Multi-Task Learning (MTL) is a machine learning approach where a single model learns multiple related tasks simultaneously using shared representations, improving generalization and reducing overfitting.
Learn multiple related tasks using a single model
Improve generalization and reduce overfitting
Make efficient use of limited training data
Reduce computational cost compared to training separate models
Widely used in computer vision, NLP and healthcare systems
Suppose a face analysis system needs to perform multiple tasks simultaneously:
Face detection
Age prediction
Gender classification
Step 1: Input Data
The input image is provided to the neural network. The same input is shared across all tasks.
Step 2: Shared Feature Extraction
The initial layers of the network act as a shared feature extractor. These layers learn common patterns such as
Edges
Facial shapes
Textures
Facial structures
Since these features are useful for all tasks, they are learned only once and shared across the model.
Step 3: Task-Specific Layers
After extracting common features, the network splits into multiple task-specific branches called task heads.
One branch performs face detection
Another predicts age
Another classifies gender
Each branch learns features specific to its own task.

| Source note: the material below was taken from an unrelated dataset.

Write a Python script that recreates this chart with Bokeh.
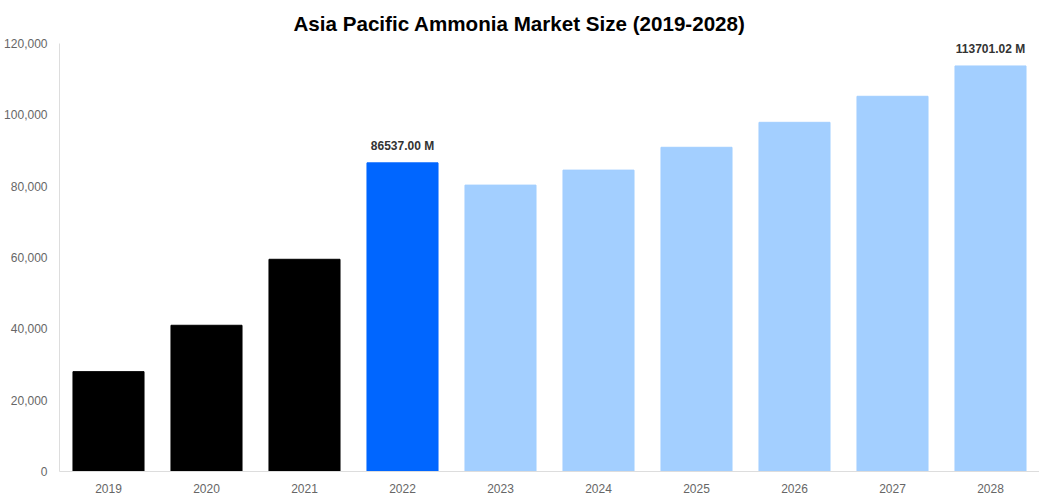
from bokeh.plotting import figure
from bokeh.models import ColumnDataSource, FixedTicker, NumeralTickFormatter, Range1d, LabelSet
from bokeh.core.properties import value
from bokeh.embed import file_html
from bokeh.resources import INLINE

years = ["2019", "2020", "2021", "2022", "2023", "2024", "2025", "2026", "2027", "2028"]
values = [28000, 41000, 59500, 86537.00, 80300, 84500, 90900, 97900, 105200, 113701.02]
colors = ["#000000", "#000000", "#000000", "#0066ff", "#a3cfff", "#a3cfff",
          "#a3cfff", "#a3cfff", "#a3cfff", "#a3cfff"]
label_texts = ["", "", "", "86537.00 M", "", "", "", "", "", "113701.02 M"]
y_ticks = [0, 20000, 40000, 60000, 80000, 100000, 120000]

src = ColumnDataSource(dict(x=years, top=values, color=colors, lab=label_texts))

p = figure(x_range=years, y_range=Range1d(0, 120000), width=1039, height=500,
           output_backend="svg", toolbar_location=None,
           title="Asia Pacific Ammonia Market Size (2019-2028)",
           min_border_left=59, min_border_right=0, min_border_bottom=29, min_border_top=0)

p.title.align = "left"
p.title.offset = 234
p.title.standoff = 18
p.title.text_font = "Liberation Sans"
p.title.text_font_size = "20.6px"
p.title.text_font_style = "bold"
p.title.text_color = "#000000"

p.vbar(x="x", top="top", width=0.725, color="color", source=src)

labels = LabelSet(x="x", y="top", text="lab", source=src, y_offset=10,
                  text_align="center", text_baseline="bottom",
                  text_font=value("Liberation Sans"), text_font_size=value("12px"),
                  text_font_style="bold", text_color="#333333")
p.add_layout(labels)

p.xgrid.visible = False
p.ygrid.visible = False
p.outline_line_color = None

p.yaxis.ticker = FixedTicker(ticks=y_ticks)
p.yaxis.formatter = NumeralTickFormatter(format="0,0")
for ax in (p.xaxis[0], p.yaxis[0]):
    ax.axis_line_color = "#dddddd"
    ax.major_tick_line_color = None
    ax.minor_tick_line_color = None
    ax.major_label_text_font = "Liberation Sans"
    ax.major_label_text_font_size = "12px"
    ax.major_label_text_color = "#666666"
p.yaxis.major_label_standoff = 6
p.xaxis.major_label_standoff = 6

open("out.html", "w").write(file_html(p, INLINE))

Step 4: Simultaneous Training
All tasks are trained together using a combined loss function. During training:
Shared layers learn generalized representations
Task-specific layers optimize for their individual objectives
Knowledge from one task helps improve learning in related tasks
Step 5: Final Predictions
The trained model produces multiple outputs from a single input image:
Detected face location
Predicted age
Predicted gender
Techniques of MTL
HardParameterSharing
Hard parameter sharing is the most commonly used technique in MTL, where multiple tasks share the same hidden layers of a neural network and only the output layers are different.
Input data passes through shared layers
These layers learn common features (patterns useful for all tasks)
Output is then split into task-specific heads
Each head produces prediction for a different task